Right. Pass me the defibrillator, please.
I came out of the hospital 20,000 yen lighter (roughly A$300) and none the wiser as to what was actually wrong with me.
Last week I had the pleasure of returning to the same hosptial armed with a larger Japanese vocabulary and my in-house translator, Matt. The doctor (a different doctor, in a different part of the hospital, requiring a different hospital card) shot all these questions and instructions at me in rapid-fire Japanese which I still couldn't understand and which Matt had to preface with; "I think he said....."
At one stage the doctor apparently asked Matt if I wanted stronger painkillers to which I responded with "hell yes, give me the f!@#$ing motherload" (Matt's translation; "yes, please"). The "stronger painkillers" turned out to be the mysteriously named "Selbex". On further investigation, I discovered that Selbex is actually prescribed for gastro, prompting me to think that the doctor had perhaps asked Matt if I had a problem with gas.

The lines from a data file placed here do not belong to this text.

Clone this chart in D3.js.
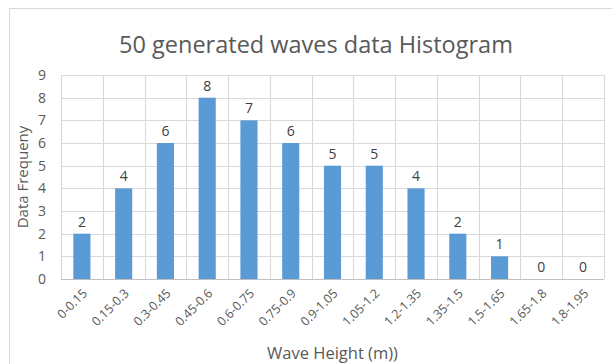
<!DOCTYPE html>
<html>
<head>
<meta charset="utf-8">
<script src="https://cdn.jsdelivr.net/npm/d3@7"></script>
<style>
  body { margin: 0; background: #fff; }
  svg { display: block; font-family: "Open Sans", "Liberation Sans", sans-serif; }
</style>
</head>
<body>
<svg id="chart" width="612" height="364"></svg>
<script>
// Wave height bins and how many of the 50 generated waves fall in each
const categories = ["0-0.15", "0.15-0.3", "0.3-0.45", "0.45-0.6", "0.6-0.75", "0.75-0.9",
  "0.9-1.05", "1.05-1.2", "1.2-1.35", "1.35-1.5", "1.5-1.65", "1.65-1.8", "1.8-1.95"];
const frequency = [2, 4, 6, 8, 7, 6, 5, 5, 4, 2, 1, 0, 0];
const yTicks = [0, 1, 2, 3, 4, 5, 6, 7, 8, 9];

const title = "50 generated waves data Histogram";
const xTitle = "Wave Height (m))";
const yTitle = "Data Frequeny";

const svg = d3.select("#chart");
const margin = { left: 61, top: 75, right: 8, bottom: 85 };
const W = 612, H = 364;

// chart frame
svg.append("rect")
  .attr("x", 9.5).attr("y", 8.5)
  .attr("width", 640).attr("height", 400)
  .attr("fill", "#fff").attr("stroke", "#d9d9d9");

const x = d3.scaleBand()
  .domain(categories)
  .range([margin.left, W - margin.right])
  .paddingInner(0.59).paddingOuter(0.295);

const y = d3.scaleLinear()
  .domain([0, 9])
  .range([H - margin.bottom, margin.top]);

const g = svg.append("g");

// horizontal gridlines
g.selectAll("line.h").data(yTicks).enter().append("line")
  .attr("x1", margin.left).attr("x2", W - margin.right)
  .attr("y1", d => Math.round(y(d)) + 0.5).attr("y2", d => Math.round(y(d)) + 0.5)
  .attr("stroke", "#d9d9d9").attr("stroke-width", 1.2);

// vertical gridlines at bin boundaries
const step = x.step();
const bounds = d3.range(categories.length + 1).map(i => margin.left + i * step);
g.selectAll("line.v").data(bounds).enter().append("line")
  .attr("x1", d => Math.round(d) + 0.5).attr("x2", d => Math.round(d) + 0.5)
  .attr("y1", y(9)).attr("y2", y(0))
  .attr("stroke", "#d9d9d9").attr("stroke-width", 1.2);

// bars
g.selectAll("rect.bar").data(frequency).enter().append("rect")
  .attr("x", (d, i) => x(categories[i]))
  .attr("width", x.bandwidth())
  .attr("y", d => y(d))
  .attr("height", d => y(0) - y(d))
  .attr("fill", "#5b9bd5");

// baseline
g.append("line")
  .attr("x1", margin.left).attr("x2", W - margin.right)
  .attr("y1", Math.round(y(0)) + 0.5).attr("y2", Math.round(y(0)) + 0.5)
  .attr("stroke", "#bfbfbf").attr("stroke-width", 1.2);

// value labels
g.selectAll("text.val").data(frequency).enter().append("text")
  .attr("x", (d, i) => x(categories[i]) + x.bandwidth() / 2)
  .attr("y", d => y(d) - 7)
  .attr("text-anchor", "middle")
  .attr("font-size", 14).attr("fill", "#404040")
  .text(d => d);

// y tick labels
g.selectAll("text.yt").data(yTicks).enter().append("text")
  .attr("x", 46).attr("y", d => y(d) + 5)
  .attr("text-anchor", "end")
  .attr("font-size", 14).attr("fill", "#595959")
  .text(d => d);

// x tick labels, rotated
g.selectAll("text.xt").data(categories).enter().append("text")
  .attr("transform", d => `translate(${x(d) + x.bandwidth() / 2 + 3},${y(0) + 12}) rotate(-45)`)
  .attr("text-anchor", "end")
  .attr("dy", "0.35em")
  .attr("font-size", 12.5).attr("fill", "#595959")
  .text(d => d);

// titles
svg.append("text")
  .attr("x", 316).attr("y", 53)
  .attr("text-anchor", "middle")
  .attr("font-size", 23.5).attr("fill", "#595959")
  .text(title);

svg.append("text")
  .attr("x", (margin.left + W - margin.right) / 2).attr("y", 359)
  .attr("text-anchor", "middle")
  .attr("font-size", 16.5).attr("fill", "#595959")
  .text(xTitle);

svg.append("text")
  .attr("transform", `translate(28,${(y(0) + y(9)) / 2}) rotate(-90)`)
  .attr("text-anchor", "middle")
  .attr("font-size", 15).attr("fill", "#595959")
  .text(yTitle);
</script>
</body>
</html>
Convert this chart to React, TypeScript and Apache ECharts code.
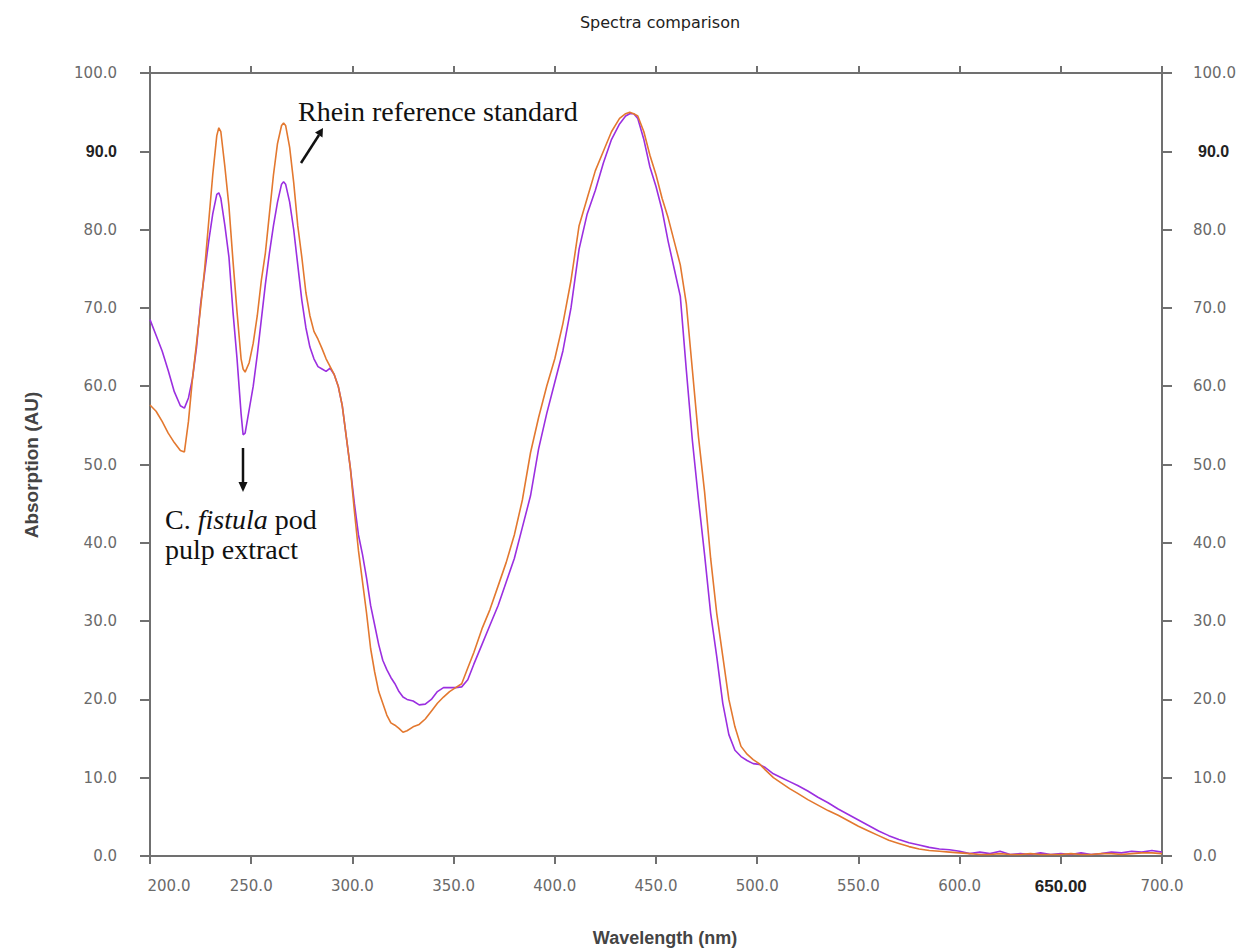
import React, { useEffect, useRef } from "react";
import * as echarts from "echarts";

// Wavelength grid (nm)
const wavelengths = [
  200, 203, 206, 209, 212, 215, 217, 219, 221, 223, 225, 227, 229, 231, 233, 234, 235, 237, 239, 241,
  243, 245, 246, 247, 249, 251, 253, 255, 257, 259, 261, 263, 265, 266, 267, 269, 271, 273, 275, 277,
  279, 281, 283, 285, 287, 289, 291, 293, 295, 297, 299, 301, 303, 305, 307, 309, 311, 313, 315, 317,
  319, 321, 323, 325, 327, 330, 333, 336, 339, 342, 345, 348, 351, 354, 357, 360, 364, 368, 372, 376,
  380, 384, 388, 392, 396, 400, 404, 408, 412, 416, 420, 424, 428, 432, 435, 437, 439, 441, 444, 447,
  450, 453, 456, 459, 462, 465, 468, 471, 474, 477, 480, 483, 486, 489, 492, 495, 498, 501, 504, 508,
  512, 516, 520, 525, 530, 535, 540, 545, 550, 555, 560, 565, 570, 575, 580, 585, 590, 595, 600, 605,
  610, 615, 620, 625, 630, 635, 640, 645, 650, 655, 660, 665, 670, 675, 680, 685, 690, 695, 700,
];

// C. fistula pod pulp extract (purple)
const extractValues = [
  68.5, 66.5, 64.5, 62.0, 59.3, 57.5, 57.2, 58.5, 61.0, 65.0, 70.5, 74.5, 78.5, 82.0, 84.5, 84.7, 84.0, 80.5, 76.5, 69.5,
  63.5, 56.5, 53.8, 54.0, 57.0, 60.0, 64.0, 68.5, 73.0, 77.0, 80.5, 83.5, 85.8, 86.1, 85.8, 83.5, 80.0, 75.5, 71.0, 67.5,
  65.0, 63.5, 62.5, 62.2, 61.9, 62.3, 61.5, 60.0, 57.5, 53.5, 49.5, 45.0, 41.0, 38.5, 35.5, 32.0, 29.5, 27.0, 25.0, 23.8,
  22.8, 22.0, 21.0, 20.3, 20.0, 19.8, 19.3, 19.4, 20.0, 21.0, 21.5, 21.5, 21.5, 21.6, 22.5, 24.5, 27.0, 29.5, 32.0, 35.0,
  38.0, 42.0, 46.0, 52.0, 56.5, 60.5, 64.5, 70.0, 77.5, 82.0, 85.0, 88.5, 91.5, 93.5, 94.5, 94.8, 94.8, 94.2, 91.5, 88.0,
  85.5, 82.5, 78.5, 75.0, 71.5, 62.0, 53.0, 45.5, 38.5, 31.0, 25.5, 19.5, 15.5, 13.5, 12.7, 12.2, 11.8, 11.7, 11.3, 10.5,
  10.0, 9.5, 9.0, 8.3, 7.5, 6.8, 6.0, 5.3, 4.6, 3.9, 3.2, 2.6, 2.1, 1.7, 1.4, 1.1, 0.9, 0.8, 0.6, 0.3,
  0.5, 0.3, 0.6, 0.2, 0.3, 0.2, 0.4, 0.2, 0.3, 0.2, 0.4, 0.2, 0.3, 0.5, 0.4, 0.6, 0.5, 0.7, 0.5,
];

// Rhein reference standard (orange)
const rheinValues = [
  57.6, 56.8, 55.5, 54.0, 52.8, 51.8, 51.6, 55.5, 61.0, 65.5, 70.0, 75.0, 81.0, 87.0, 92.0, 93.0, 92.5, 88.0, 83.0, 76.0,
  69.5, 63.5, 62.2, 61.8, 63.0, 65.5, 69.0, 73.5, 77.0, 82.0, 87.0, 91.0, 93.3, 93.6, 93.3, 90.5, 86.0, 80.5, 76.5, 72.0,
  69.0, 67.0, 66.0, 64.8, 63.5, 62.5, 61.5, 60.0, 57.5, 53.5, 49.5, 44.0, 39.0, 35.0, 31.0, 26.5, 23.5, 21.0, 19.5, 18.0,
  17.0, 16.7, 16.3, 15.8, 16.0, 16.5, 16.8, 17.5, 18.5, 19.5, 20.3, 21.0, 21.5, 22.0, 24.0, 26.0, 29.0, 31.5, 34.5, 37.5,
  41.0, 45.5, 51.5, 56.0, 60.0, 63.5, 68.0, 73.5, 80.5, 84.0, 87.5, 90.0, 92.5, 94.2, 94.8, 95.0, 94.8, 94.5, 92.5, 89.5,
  87.0, 84.0, 81.5, 78.5, 75.5, 70.5, 62.0, 53.5, 46.5, 38.0, 31.0, 25.5, 20.0, 16.5, 14.0, 13.0, 12.3, 11.8, 11.0, 10.0,
  9.3, 8.6, 8.0, 7.2, 6.5, 5.8, 5.2, 4.5, 3.8, 3.2, 2.6, 2.0, 1.6, 1.2, 0.9, 0.7, 0.6, 0.5, 0.4, 0.3,
  0.2, 0.2, 0.3, 0.2, 0.2, 0.3, 0.2, 0.2, 0.2, 0.3, 0.2, 0.2, 0.3, 0.3, 0.2, 0.3, 0.4, 0.4, 0.3,
];

const xTicks = { min: 200, max: 700, interval: 50 };
const yTicks = { min: 0, max: 100, interval: 10 };

const titleText = "Spectra comparison";
const xAxisTitle = "Wavelength (nm)";
const yAxisTitle = "Absorption (AU)";
const rheinLabel = "Rhein reference standard";

const AXIS_COLOR = "#707070";
const LABEL_COLOR = "#6a6a6a";
const LABEL_FONT = "DejaVu Sans";

export default function App() {
  const ref = useRef<HTMLDivElement>(null);

  useEffect(() => {
    if (!ref.current) return;
    const chart = echarts.init(ref.current, undefined, { renderer: "svg" });

    const extractData = wavelengths.map((w, i) => [w, extractValues[i]]);
    const rheinData = wavelengths.map((w, i) => [w, rheinValues[i]]);

    const labelBase = {
      fontFamily: LABEL_FONT,
      fontSize: 15,
      color: LABEL_COLOR,
    };
    const boldRich = {
      fontFamily: "Liberation Sans",
      fontWeight: "bold" as const,
      fontSize: 16,
      color: "#222",
    };

    const axisLine = { show: true, onZero: false, lineStyle: { color: AXIS_COLOR, width: 2 } };

    const option: any = {
      animation: false,
      backgroundColor: "#ffffff",
      grid: { left: 150, right: 78, top: 73, bottom: 93, containLabel: false },
      xAxis: [
        {
          type: "value",
          position: "bottom",
          ...xTicks,
          axisLine,
          axisTick: { show: true, inside: false, length: 8, lineStyle: { color: AXIS_COLOR, width: 2 } },
          splitLine: { show: false },
          axisLabel: {
            ...labelBase,
            margin: 22,
            formatter: (v: number) => {
              if (v === 650) return "{b|650.00}";
              if (v === 200) return "{f|200.0}";
              return v.toFixed(1);
            },
            rich: {
              b: { ...boldRich, fontSize: 17 },
              f: { ...labelBase, padding: [0, 0, 0, 38] },
            },
          },
        },
        {
          type: "value",
          position: "top",
          ...xTicks,
          axisLine,
          axisTick: { show: true, inside: false, length: 7, lineStyle: { color: AXIS_COLOR, width: 2 } },
          splitLine: { show: false },
          axisLabel: { show: false },
        },
      ],
      yAxis: [
        {
          type: "value",
          position: "left",
          ...yTicks,
          axisLine,
          axisTick: { show: true, inside: false, length: 10, lineStyle: { color: AXIS_COLOR, width: 2 } },
          splitLine: { show: false },
          axisLabel: {
            ...labelBase,
            margin: 33,
            formatter: (v: number) => (v === 90 ? "{b|90.0}" : v.toFixed(1)),
            rich: { b: boldRich },
          },
        },
        {
          type: "value",
          position: "right",
          ...yTicks,
          axisLine,
          axisTick: { show: true, inside: false, length: 10, lineStyle: { color: AXIS_COLOR, width: 2 } },
          splitLine: { show: false },
          axisLabel: {
            ...labelBase,
            margin: 31,
            formatter: (v: number) => (v === 90 ? "{b|90.0}" : v.toFixed(1)),
            rich: { b: { ...boldRich, padding: [0, 0, 0, 5] } },
          },
        },
      ],
      series: [
        {
          name: "C. fistula pod pulp extract",
          type: "line",
          xAxisIndex: 0,
          yAxisIndex: 0,
          data: extractData,
          showSymbol: false,
          lineStyle: { color: "#9b2fe0", width: 1.6 },
          z: 2,
        },
        {
          name: "Rhein reference standard",
          type: "line",
          xAxisIndex: 0,
          yAxisIndex: 0,
          data: rheinData,
          showSymbol: false,
          lineStyle: { color: "#e3782f", width: 1.6 },
          z: 3,
        },
      ],
      graphic: [
        {
          type: "text",
          x: 660,
          y: 22,
          style: {
            text: titleText,
            font: "16px 'DejaVu Sans'",
            fill: "#222",
            align: "center",
            verticalAlign: "middle",
          },
        },
        {
          type: "text",
          x: 665,
          y: 938,
          style: {
            text: xAxisTitle,
            font: "bold 18px 'Liberation Sans'",
            fill: "#444",
            align: "center",
            verticalAlign: "middle",
          },
        },
        {
          type: "text",
          x: 31,
          y: 465,
          rotation: Math.PI / 2,
          style: {
            text: yAxisTitle,
            font: "bold 19px 'Liberation Sans'",
            fill: "#444",
            align: "center",
            verticalAlign: "middle",
          },
        },
        {
          type: "text",
          x: 298,
          y: 111,
          style: {
            text: rheinLabel,
            font: "28px 'Liberation Serif'",
            fill: "#111",
            align: "left",
            verticalAlign: "middle",
          },
        },
        {
          type: "text",
          x: 165,
          y: 519,
          style: {
            text: "{n|C. }{i|fistula}{n| pod}",
            align: "left",
            verticalAlign: "middle",
            rich: {
              n: { fontFamily: "Liberation Serif", fontSize: 28, fill: "#111" },
              i: { fontFamily: "Liberation Serif", fontSize: 28, fontStyle: "italic", fill: "#111" },
            },
          },
        },
        {
          type: "text",
          x: 165,
          y: 549,
          style: {
            text: "pulp extract",
            font: "28px 'Liberation Serif'",
            fill: "#111",
            align: "left",
            verticalAlign: "middle",
          },
        },
        {
          type: "line",
          shape: { x1: 301, y1: 163, x2: 319, y2: 135 },
          style: { stroke: "#111", lineWidth: 2.5 },
        },
        {
          type: "polygon",
          shape: { points: [[323, 128], [322.5, 137.5], [315, 132.5]] },
          style: { fill: "#111" },
        },
        {
          type: "line",
          shape: { x1: 243, y1: 448, x2: 243, y2: 484 },
          style: { stroke: "#111", lineWidth: 2.5 },
        },
        {
          type: "polygon",
          shape: { points: [[243, 492], [238.5, 482], [247.5, 482]] },
          style: { fill: "#111" },
        },
      ],
    };

    chart.setOption(option);
    return () => chart.dispose();
  }, []);

  return (
    <div
      ref={ref}
      style={{ position: "absolute", left: 0, top: 0, width: 1240, height: 949 }}
    />
  );
}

I mean, I had had a pretty spicy curry the night before, but what this had to do with a sprained back is anyone's guess...
I left the hospital loaded down with Selbex and a host of other drugs with, yet again, absolutely no idea of what was actually wrong with me. One week later, the mystery of the Selbex has not been resolved, but not only has it helped my back, it has made me quite regular.
March 03, 2003
Dirty secrets
Japan, for all its boasting about being the "second biggest economy in the world" has some very dirty little secrets it likes to shove into a cupboard with all the other shoes that don't fit. And Tokyo, the capital of affluence, has its own ill-fitting wardrobe in the shape of its impoverished enclaves, be they the makeshift-boxes of Ikebukuro station or the ghettos near Tokyo Bay.